NEWS

City of Albuquerque opens $17 million transitional housing facility for homeless youth

Program in renovated hotel will house 41 residents and teach life and job skills

Published

Within the first 48 hours a teenager is on the streets, 1 in 3 of them is approached by human traffickers.

They may have aged out of the foster care system or run away from home, but regardless, teenagers and young adults are seen as easy targets, said Jess Orr, a project manager at the New Mexico Dream Center, an organization that works to combat human trafficking and support survivors.

Many youth end up on the streets because there isn’t an in-between option: they’re too old to be in the care of the Children, Youth and Families Department and too young to fend for themselves in adult homeless shelters.

On Tuesday, the city of Albuquerque officially opened a $17 million transitional housing facility for homeless youth, aged 18 to 24, that will provide housing, case management and life skills training.

“We can’t replace a loving family but we sure can give them the tools and support they need,” said City Councilor Renée Grout.

The Gateway Young Adult Housing Navigation Center, operated by Youth Development Inc., will welcome its first residents in a week after four years of fundraising, planning and construction.

To celebrate the opening, community members and leaders brought housewarming gifts. A pile of duvet covers, yoga mats, board games and plastic plants piled high in one corner as leaders got a first tour of the building. Grout, one of the leaders integral to the program’s creation, said she hopes the colorful gifts make the new residents feel at home at last.

A second life

The now turquoise latticed building on San Mateo and Cutler NE has come a long way. In a past life it had been a motel, which after years of neglect became a “drug den,” said Bernalillo County Commissioner Eric Olivas, who lives nearby.

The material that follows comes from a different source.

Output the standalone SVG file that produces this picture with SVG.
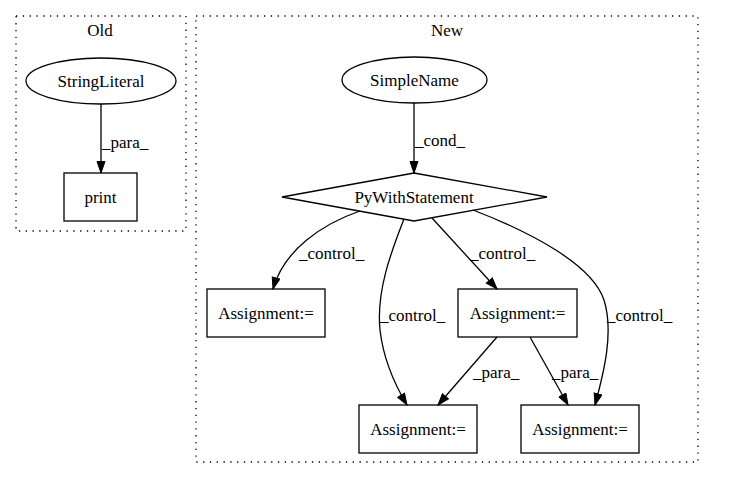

“This is way more than improving the neighborhood — it’s improving life,” Olivas said during a tour of the building. “I welcome these young people to the neighborhood.”

The program is intended last 90 days and help youth experiencing homelessness learn critical life skills, reenroll in school and find jobs. However, residents can remain longer or leave early, depending on their needs, YDI staff said.

This is just the beginning.

The project has three phases, and only a third of the building has been renovated so far. This first phase will house 41 residents in dorm-style bedrooms and the subsequent phase will bump total occupancy up to 91.

While people squeezed through hallways to tour the newly renovated building, the rest of the old motel sat still. Hand-strung ristras hung from the exterior beams and beyond single-pane windows bathtubs lay on their sides in gutted hotel rooms.

City Council staff estimated that the next phase of renovation with cost around $10 million.

The current operating budget for the program is $2.3 million per year, according to the city’s 2025 contract with YDI. 

Councilors Tammy Fiebelkorn, Brook Bassan and Grout were the driving force behind the project, committing their set-aside funds and asking state lawmakers and members of New Mexico’s congressional delegation to contribute.

That initial $17 million was spent on purchasing the property and neighboring park, removing asbestos and fully renovating a third of the building. Requests for more funding are expected to crop up during the next budgeting process this summer. 

Seeing the project she began in her first term come to fruition has special significance for Fiebelkorn.

“I was unhoused as a teenager,” she said.

After finally getting her first apartment, she didn’t know how to cook or how to get the electricity turned on.

“They seem like obvious things to all of us, but if nobody teaches you — you don’t know,” Fiebelkorn said.

She hopes this place will be the helping hand she never had.